J’ai inventé ce nom quand j’étais à l’école d’art, à Bruxelles. Mon idée était que les images et l’imagination peuvent être fatales, dans le bon et le mauvais sens, puisqu’elles peuvent avoir beaucoup d’influence.
Vous faites partie d’un certain courant de dadaïsme numérique. Qu’est-ce que les artistes comme vous vont chercher dans les principes du dadaïsme?
Je prends tout sous un angle un peu absurde et jouissif, mais toujours avec sérieux aussi. Je crois que c’est plus facile d’avaler un message un peu plus sérieux d’une manière poétique et humoristique.
Les dadaïstes exploraient les nouvelles technologies. Ils aimaient faire des expériences et ne rien tenir pour acquis. Il y a un dadaïste qui a fait une des premières œuvres interactives. C’était basé sur le téléphone, quelque chose de très nouveau à l’époque. Ils essayaient de casser les pensées traditionnelles autour de l’art. Ils étaient aussi dans une réaction contre une société d’après-guerre en désarrois. Leur approche était de célébrer l’absurde de la condition humaine.
Comment expliqueriez-vous votre travail à un néophyte?
Je suis pigiste pour des compagnies et je développe des projets immersifs, de réalité virtuelle ou augmentée, des projets interactifs, des musées numériques, des installations, etc.
Je suis aussi enseignante et je fais du mentorat pour des groupes qui ont moins accès à la technologie.
Et je suis artiste, rôle dans lequel je suis libre d’explorer les sujets et technologies qui m’attirent. J’ai choisi l’interactif parce que j’aime jouer avec les gens. J’aime les laisser avoir un pouvoir de décision, une liberté d’explorer les histoires.
Vous avez aussi pratiqué d’autres formes d’art. Par exemple, vous étiez DJ à Bruxelles. Pratiquez-vous encore d’autres disciplines?
Pour l’instant, je me concentre vraiment sur le numérique. La musique électronique va toujours être un grand amour. Je collabore souvent avec des artistes locaux. Par exemple, Medhi Cayenne a fait la musique pour mon projet Ne grandis pas. À travers des mini-jeux, on parle de comment le stress et les traumas de l’enfance ont des conséquences dans notre vie adulte. Mais tout est très subtil.

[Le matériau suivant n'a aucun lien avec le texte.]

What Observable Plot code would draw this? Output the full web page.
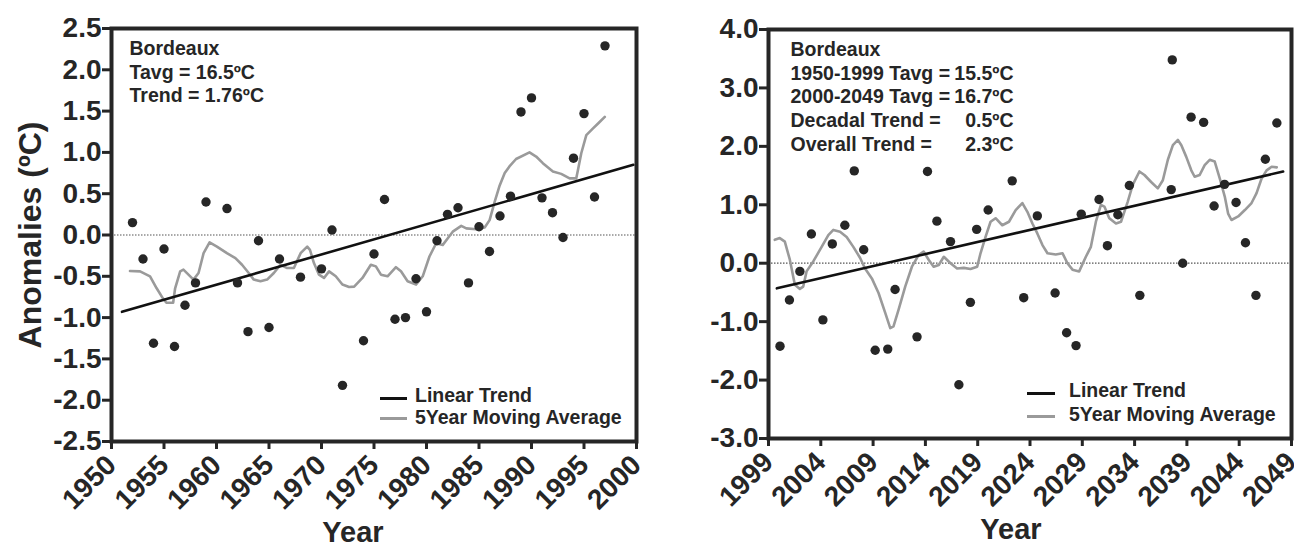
<!DOCTYPE html>
<html>
<head>
<meta charset="utf-8">
<script src="https://cdn.jsdelivr.net/npm/d3@7"></script>
<script src="https://cdn.jsdelivr.net/npm/@observablehq/plot@0.6"></script>
<style>
  html, body { margin: 0; padding: 0; background: #ffffff; }
  #wrap { position: relative; width: 1294px; height: 548px; display: flex; overflow: hidden; }
  .lg { position: absolute; font: bold 19.5px "Liberation Sans", Arial, sans-serif; color: #262626; line-height: 19.5px; white-space: nowrap; }
  .sw { position: absolute; height: 3px; }
</style>
</head>
<body>
<div id="wrap"></div>
<script>
// ---------- Left panel: 1950-1999 ----------
const leftYears = [1952,1953,1954,1955,1956,1957,1958,1959,1961,1962,1963,1964,1965,1966,1968,1970,1971,1972,1974,1975,1976,1977,1978,1979,1980,1981,1982,1983,1984,1985,1986,1987,1988,1989,1990,1991,1992,1993,1994,1995,1996,1997];
const leftAnom = [0.15,-0.29,-1.31,-0.17,-1.35,-0.85,-0.58,0.40,0.32,-0.58,-1.17,-0.07,-1.12,-0.29,-0.51,-0.41,0.06,-1.82,-1.28,-0.23,0.43,-1.02,-1.00,-0.53,-0.93,-0.07,0.25,0.33,-0.58,0.10,-0.20,0.23,0.47,1.49,1.66,0.45,0.27,-0.03,0.93,1.47,0.46,2.29];
const leftMAYears = [1951.76,1952.72,1953.67,1954.30,1954.88,1955.23,1955.87,1956.06,1956.54,1956.85,1957.33,1957.81,1958.29,1958.77,1959.34,1960.04,1960.99,1961.80,1962.43,1963.07,1963.55,1964.19,1964.82,1965.46,1966.10,1966.73,1967.37,1968.01,1968.64,1968.90,1969.28,1969.76,1970.24,1970.72,1971.36,1971.99,1972.63,1973.11,1973.90,1974.70,1975.18,1975.66,1976.29,1977.09,1977.57,1978.20,1979.01,1979.64,1980.28,1980.92,1981.55,1982.03,1982.50,1983.31,1983.79,1984.74,1985.54,1986.01,1986.49,1986.97,1987.45,1987.90,1988.53,1989.81,1990.44,1991.08,1992.04,1992.83,1993.63,1994.26,1994.43,1994.74,1995.22,1995.86,1996.34,1996.98];
const leftMAValues = [-0.435,-0.44,-0.50,-0.645,-0.765,-0.82,-0.82,-0.645,-0.44,-0.42,-0.48,-0.54,-0.46,-0.22,-0.09,-0.14,-0.22,-0.28,-0.36,-0.46,-0.54,-0.56,-0.54,-0.46,-0.36,-0.40,-0.40,-0.22,-0.14,-0.18,-0.34,-0.48,-0.52,-0.44,-0.50,-0.60,-0.63,-0.625,-0.52,-0.36,-0.38,-0.48,-0.50,-0.39,-0.44,-0.56,-0.60,-0.50,-0.26,-0.10,-0.12,-0.04,0.04,0.11,0.08,0.07,0.09,0.18,0.40,0.60,0.75,0.83,0.92,1.00,0.95,0.87,0.77,0.74,0.685,0.685,0.79,0.99,1.21,1.29,1.35,1.43];
const leftTrendYears = [1951.0, 1999.7];
const leftTrendValues = [-0.93, 0.85];
const leftXTicks = [1950,1955,1960,1965,1970,1975,1980,1985,1990,1995,2000];
const leftYTicks = [-2.5,-2.0,-1.5,-1.0,-0.5,0.0,0.5,1.0,1.5,2.0,2.5];
const leftNote = ["Bordeaux", "Tavg = 16.5ºC", "Trend = 1.76ºC"];

// ---------- Right panel: 1999-2049 ----------
const rightYears = [2000.1,2001.0,2002.0,2003.1,2004.2,2005.1,2006.3,2007.2,2008.1,2009.2,2010.4,2011.1,2013.2,2014.2,2015.1,2016.4,2017.2,2018.3,2018.9,2020.0,2022.3,2023.4,2024.7,2026.4,2027.5,2028.4,2028.9,2030.6,2031.4,2032.4,2033.5,2034.5,2037.5,2037.6,2038.6,2039.4,2040.6,2041.6,2042.6,2043.7,2044.6,2045.6,2046.5,2047.6];
const rightAnom = [-1.42,-0.63,-0.14,0.50,-0.97,0.33,0.65,1.58,0.23,-1.49,-1.47,-0.45,-1.26,1.57,0.72,0.37,-2.08,-0.67,0.58,0.91,1.41,-0.59,0.81,-0.51,-1.19,-1.41,0.84,1.09,0.30,0.83,1.33,-0.55,1.26,3.48,0.00,2.50,2.41,0.98,1.35,1.04,0.35,-0.55,1.78,2.40];
const rightMAYears = [1999.60,2000.08,2000.56,2001.04,2001.52,2002.00,2002.32,2002.64,2003.28,2004.08,2004.72,2005.20,2005.84,2006.47,2007.11,2007.76,2008.23,2008.88,2009.52,2010.16,2010.64,2010.95,2011.43,2012.07,2012.71,2013.35,2013.83,2014.31,2014.79,2015.28,2015.76,2016.40,2017.03,2017.67,2018.31,2018.95,2019.27,2019.75,2020.23,2020.71,2021.35,2021.99,2022.63,2023.27,2023.75,2024.23,2024.70,2025.19,2025.67,2026.46,2027.11,2027.58,2028.06,2028.70,2029.34,2029.82,2030.30,2030.78,2031.11,2031.58,2032.22,2032.70,2033.34,2033.82,2034.46,2034.94,2035.58,2036.22,2036.70,2037.18,2037.66,2038.14,2038.47,2038.94,2039.42,2039.74,2040.22,2040.70,2041.18,2041.66,2042.14,2042.62,2042.94,2043.26,2043.90,2044.54,2045.18,2045.66,2046.14,2046.62,2047.10,2047.59];
const rightMAValues = [0.40,0.43,0.37,0.06,-0.37,-0.44,-0.40,-0.14,0.03,0.28,0.48,0.57,0.54,0.45,0.28,0.09,-0.09,-0.26,-0.51,-0.85,-1.11,-1.08,-0.80,-0.40,-0.06,0.14,0.20,0.06,-0.06,-0.03,0.11,0.00,-0.09,-0.08,-0.10,-0.06,0.17,0.45,0.71,0.77,0.65,0.71,0.91,1.03,0.88,0.68,0.51,0.31,0.17,0.15,0.17,0.00,-0.11,-0.14,0.11,0.28,0.71,1.00,0.97,0.77,0.68,0.71,1.05,1.34,1.57,1.51,1.39,1.28,1.42,1.77,2.02,2.11,2.02,1.82,1.59,1.48,1.51,1.68,1.77,1.74,1.45,1.14,0.85,0.74,0.80,0.91,1.03,1.20,1.45,1.59,1.65,1.64];
const rightTrendYears = [1999.8, 2048.2];
const rightTrendValues = [-0.43, 1.57];
const rightXTicks = [1999,2004,2009,2014,2019,2024,2029,2034,2039,2044,2049];
const rightYTicks = [-3,-2,-1,0,1,2,3,4];
const rightNoteLabels = ["Bordeaux", "1950-1999 Tavg =", "2000-2049 Tavg =", "Decadal Trend =", "Overall Trend ="];
const rightNoteValues = ["", "15.5ºC", "16.7ºC", "0.5ºC", "2.3ºC"];

const legendLabels = ["Linear Trend", "5Year Moving Average"];
const yTitle = "Anomalies (ºC)";
const xTitle = "Year";

const INK = "#262626";
const MA_GRAY = "#9a9a9a";
const FONT = "Liberation Sans, Arial, Helvetica, sans-serif";

function zip(xs, ys) { return xs.map((x, i) => ({x, y: ys[i]})); }

function panel(cfg) {
  return Plot.plot({
    width: 647,
    height: 548,
    marginLeft: cfg.ml, marginRight: cfg.mr, marginTop: cfg.mt, marginBottom: cfg.mb,
    style: {fontFamily: FONT, fontWeight: "bold", color: INK, background: "#ffffff", overflow: "visible"},
    x: {domain: cfg.xDomain, label: null},
    y: {domain: cfg.yDomain, label: null},
    marks: [
      Plot.ruleY([0], {stroke: "#555", strokeWidth: 1.2, strokeDasharray: "1.5,1.5"}),
      Plot.line(zip(cfg.maX, cfg.maY), {x: "x", y: "y", stroke: MA_GRAY, strokeWidth: 2.6}),
      Plot.line(zip(cfg.trX, cfg.trY), {x: "x", y: "y", stroke: "#111", strokeWidth: 2.6}),
      Plot.dot(zip(cfg.ptX, cfg.ptY), {x: "x", y: "y", r: 4.7, fill: INK, stroke: "none"}),
      Plot.frame({stroke: INK, strokeWidth: 4}),
      Plot.axisX({ticks: cfg.xTicks, tickFormat: d => String(d), tickRotate: -45, tickSize: 8, tickPadding: 11, fontSize: 28, strokeWidth: 3, label: null}),
      Plot.axisY({ticks: cfg.yTicks, tickFormat: d => d.toFixed(1), tickSize: 9, tickPadding: 1, fontSize: 28, strokeWidth: 3, label: null}),
      Plot.text([xTitle], {text: d => d, frameAnchor: "bottom", dx: cfg.xTitleDx, dy: 100, lineAnchor: "bottom", textAnchor: "middle", fontSize: 29, fontWeight: "bold", fill: INK}),
      ...cfg.extra
    ]
  });
}

const left = panel({
  ml: 111, mr: 11, mt: 28, mb: 107,
  xDomain: [1950, 2000], yDomain: [-2.5, 2.5],
  maX: leftMAYears, maY: leftMAValues,
  trX: leftTrendYears, trY: leftTrendValues,
  ptX: leftYears, ptY: leftAnom,
  xTicks: leftXTicks, yTicks: leftYTicks,
  xTitleDx: -21,
  extra: [
    Plot.text([yTitle], {text: d => d, frameAnchor: "left", dx: -81, rotate: -90, textAnchor: "middle", lineAnchor: "middle", fontSize: 32, fontWeight: "bold", fill: INK}),
    Plot.text([leftNote.join("\n")], {text: d => d, frameAnchor: "top-left", dx: 18, dy: 10, textAnchor: "start", lineAnchor: "top", lineHeight: 1.205, fontSize: 19.5, fontWeight: "bold", fill: INK})
  ]
});

const right = panel({
  ml: 121, mr: 3, mt: 29, mb: 110,
  xDomain: [1999, 2049], yDomain: [-3, 4],
  maX: rightMAYears, maY: rightMAValues,
  trX: rightTrendYears, trY: rightTrendValues,
  ptX: rightYears, ptY: rightAnom,
  xTicks: rightXTicks, yTicks: rightYTicks,
  xTitleDx: -19,
  extra: [
    Plot.text([rightNoteLabels.join("\n")], {text: d => d, frameAnchor: "top-left", dx: 22, dy: 10, textAnchor: "start", lineAnchor: "top", lineHeight: 1.21, fontSize: 19.5, fontWeight: "bold", fill: INK}),
    Plot.text([rightNoteValues.join("\n")], {text: d => d, frameAnchor: "top-left", dx: 245, dy: 10, textAnchor: "end", lineAnchor: "top", lineHeight: 1.21, fontSize: 19.5, fontWeight: "bold", fill: INK})
  ]
});

const wrap = document.getElementById("wrap");
wrap.appendChild(left);
wrap.appendChild(right);

// Legends (HTML overlay, inside each frame)
function legend(swX, swW, y1, y2, textX, top1, top2) {
  const colors = ["#111", MA_GRAY];
  const ys = [y1, y2];
  const tops = [top1, top2];
  legendLabels.forEach((lab, i) => {
    const s = document.createElement("div");
    s.className = "sw";
    s.style.left = swX + "px"; s.style.width = swW + "px";
    s.style.top = (ys[i] - 1.5) + "px"; s.style.background = colors[i];
    wrap.appendChild(s);
    const t = document.createElement("div");
    t.className = "lg";
    t.style.left = textX + "px"; t.style.top = tops[i] + "px";
    t.textContent = lab;
    wrap.appendChild(t);
  });
}
legend(380, 27, 398, 418, 415, 385.5, 407.5);
legend(1027, 28, 393, 416, 1069, 380.5, 404.5);
</script>
</body>
</html>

Ce projet a été monté au Labo, un centre d’arts médiatiques à Toronto, en 2021. Pourriez-vous l’exporter ailleurs?
C’est devenu un jeu que je vais lancer sur des plateformes bien connues des gens qui ont des casques de RV, comme le Oculus app lab ou SideQuest. Ce pourrait être accessible d’ici deux mois. Mais là, je me concentre sur mon projet Nuville.

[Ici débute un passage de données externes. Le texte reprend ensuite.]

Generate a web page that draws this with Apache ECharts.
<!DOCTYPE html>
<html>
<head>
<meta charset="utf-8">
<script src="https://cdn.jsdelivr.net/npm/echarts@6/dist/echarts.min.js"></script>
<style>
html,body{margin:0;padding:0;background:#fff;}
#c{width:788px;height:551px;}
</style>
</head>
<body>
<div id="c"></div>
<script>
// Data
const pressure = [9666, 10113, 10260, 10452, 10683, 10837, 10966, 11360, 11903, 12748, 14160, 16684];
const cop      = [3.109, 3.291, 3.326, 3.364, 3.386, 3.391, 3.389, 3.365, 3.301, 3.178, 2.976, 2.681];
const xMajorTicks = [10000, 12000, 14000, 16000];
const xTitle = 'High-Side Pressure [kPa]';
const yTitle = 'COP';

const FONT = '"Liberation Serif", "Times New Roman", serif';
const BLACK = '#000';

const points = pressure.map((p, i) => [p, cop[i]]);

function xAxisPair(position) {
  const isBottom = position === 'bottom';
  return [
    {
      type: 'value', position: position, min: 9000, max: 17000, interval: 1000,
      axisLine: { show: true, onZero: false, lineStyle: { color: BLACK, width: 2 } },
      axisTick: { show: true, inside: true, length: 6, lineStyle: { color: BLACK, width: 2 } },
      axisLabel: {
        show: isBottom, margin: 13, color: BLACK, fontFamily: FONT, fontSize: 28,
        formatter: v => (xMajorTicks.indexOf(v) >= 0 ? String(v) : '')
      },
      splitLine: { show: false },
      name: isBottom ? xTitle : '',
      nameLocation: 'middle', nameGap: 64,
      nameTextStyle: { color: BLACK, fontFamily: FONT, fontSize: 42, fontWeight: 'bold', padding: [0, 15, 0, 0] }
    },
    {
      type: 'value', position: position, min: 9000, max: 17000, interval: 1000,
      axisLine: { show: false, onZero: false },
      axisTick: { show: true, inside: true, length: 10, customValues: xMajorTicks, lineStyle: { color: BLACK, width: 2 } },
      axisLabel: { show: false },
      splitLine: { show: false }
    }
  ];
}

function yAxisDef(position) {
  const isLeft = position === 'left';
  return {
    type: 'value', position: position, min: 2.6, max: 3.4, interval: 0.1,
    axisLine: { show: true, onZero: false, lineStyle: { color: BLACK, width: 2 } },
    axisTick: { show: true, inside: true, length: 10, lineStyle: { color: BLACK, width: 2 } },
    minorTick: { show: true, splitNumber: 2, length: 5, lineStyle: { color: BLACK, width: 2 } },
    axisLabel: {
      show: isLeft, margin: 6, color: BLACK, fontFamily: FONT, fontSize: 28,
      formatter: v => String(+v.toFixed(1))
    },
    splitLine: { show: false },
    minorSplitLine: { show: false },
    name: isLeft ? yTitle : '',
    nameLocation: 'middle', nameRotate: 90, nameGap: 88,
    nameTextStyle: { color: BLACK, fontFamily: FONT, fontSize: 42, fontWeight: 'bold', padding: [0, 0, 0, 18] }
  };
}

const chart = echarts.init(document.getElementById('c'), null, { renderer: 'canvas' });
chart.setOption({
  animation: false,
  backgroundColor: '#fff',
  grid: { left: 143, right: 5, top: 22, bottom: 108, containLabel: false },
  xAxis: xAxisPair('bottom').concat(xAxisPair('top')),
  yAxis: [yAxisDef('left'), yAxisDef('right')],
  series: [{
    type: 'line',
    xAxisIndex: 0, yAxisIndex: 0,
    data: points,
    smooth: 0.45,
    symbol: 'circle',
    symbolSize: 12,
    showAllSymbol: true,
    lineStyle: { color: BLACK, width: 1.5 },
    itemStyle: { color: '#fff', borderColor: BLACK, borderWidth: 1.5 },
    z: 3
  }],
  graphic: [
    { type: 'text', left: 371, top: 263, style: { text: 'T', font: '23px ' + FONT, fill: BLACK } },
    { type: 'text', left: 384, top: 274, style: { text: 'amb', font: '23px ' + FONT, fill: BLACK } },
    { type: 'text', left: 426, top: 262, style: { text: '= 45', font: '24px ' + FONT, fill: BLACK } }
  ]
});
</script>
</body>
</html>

C’est une balade augmentée qu’on joue sur son téléphone portable. On se promène dans Toronto en écoutant un podcast qui nous donne des instructions. Ça parle d’une ville dans le futur, qui est complètement construite par de l’IA. Dans le jeu, on fait partie d’un groupe de résistance qui veut rendre la ville de nouveau plus humaine. Mais l’IA crée des glitchs et on marche dans le Toronto d’aujourd’hui. C’est le moment de faire notre intervention pour reprogrammer l’algorithme.
Donc, ça nous fait visiter Toronto différemment?

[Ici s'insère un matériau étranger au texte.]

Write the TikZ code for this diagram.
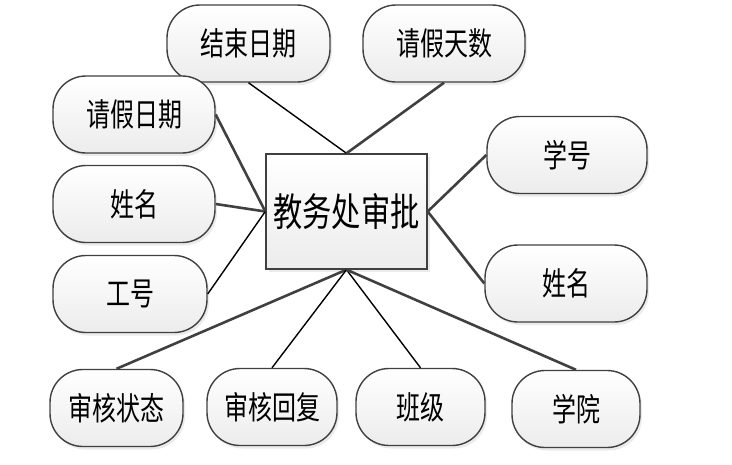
\documentclass[tikz,border=0pt]{standalone}
\usepackage{fontspec}
\newfontfamily\cjk[FakeStretch=0.75]{Noto Sans CJK SC}
\usetikzlibrary{shadows}
\definecolor{edgegray}{RGB}{64,64,64}
\definecolor{fillgray}{RGB}{236,236,236}

\tikzset{
  attr/.style={rectangle, rounded corners=33pt, draw=edgegray, line width=1.4pt,
    top color=white, bottom color=fillgray, minimum width=162pt,
    minimum height=77pt, inner sep=0pt,
    drop shadow={opacity=0.16, shadow xshift=2pt, shadow yshift=-3pt},
    font=\cjk\fontsize{32}{32}\selectfont},
  entity/.style={rectangle, draw=edgegray, line width=1.4pt,
    top color=white, bottom color=fillgray, minimum width=161pt,
    minimum height=115pt, inner sep=0pt,
    drop shadow={opacity=0.16, shadow xshift=3pt, shadow yshift=-3pt},
    font=\cjk\fontsize{39}{39}\selectfont},
  link/.style={edgegray, line width=2.6pt},
  thinlink/.style={black, line width=1.4pt}
}

\begin{document}
\begin{tikzpicture}[x=1pt,y=-1pt]
  \useasboundingbox (0,0) rectangle (732,464);

  % Entity
  \node[entity] (jwc) at (346.5,211.5) {教务处审批};

  % Attributes, top and left
  \node[attr, minimum width=163pt] (jsrq) at (248.5,43.5) {结束日期};
  \node[attr] (qjts) at (444,43.5) {请假天数};
  \node[attr] (qjrq) at (134,114.5) {请假日期};
  \node[attr] (xm1) at (134,204) {姓名};
  \node[attr, minimum width=154pt] (gh) at (130,294) {工号};

  % Attributes, right
  \node[attr, minimum width=160pt] (xh) at (567,155) {学号};
  \node[attr] (xm2) at (566,283.5) {姓名};

  % Attributes, bottom
  \node[attr, minimum width=133pt] (shzt) at (116.5,408) {审核状态};
  \node[attr, minimum width=130pt] (shhf) at (272,407) {审核回复};
  \node[attr, minimum width=129pt] (bj) at (420.5,407) {班级};
  \node[attr, minimum width=128pt] (xy) at (576,409) {学院};

  % Links
  \draw[thinlink] (jsrq.south) -- (jwc.north);
  \draw[link] (qjts.south) -- (jwc.north);
  \draw[link] (qjrq.east) -- (jwc.west);
  \draw[link] (xm1.east) -- (jwc.west);
  \draw[thinlink] (gh.east) -- (jwc.west);
  \draw[link] (xh.west) -- (jwc.east);
  \draw[link] (xm2.west) -- (jwc.east);
  \draw[link] (shzt.north) -- (jwc.south);
  \draw[thinlink] (shhf.north) -- (jwc.south);
  \draw[thinlink] (bj.north) -- (jwc.south);
  \draw[link] (xy.north) -- (jwc.south);
\end{tikzpicture}
\end{document}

Ça nous éloigne de notre vie torontoise agitée et souvent centrée sur la productivité. On tombe dans un état de flâneur. Juste marcher dans la ville sans but, mais en regardant tout ce qui se passe autour de nous.
Vous avez collaboré avec le Toronto Council Fire, un centre culturel autochtone. En quoi était-ce important pour vous?
Pour qu’on puisse regarder la ville un peu plus à travers une perspective autochtone. Ce sont les premiers habitants de ce territoire. Je pense que c’est la première perspective qu’on a besoin de découvrir.
Le podcast est aussi coécrit par l’IA. De quelle façon?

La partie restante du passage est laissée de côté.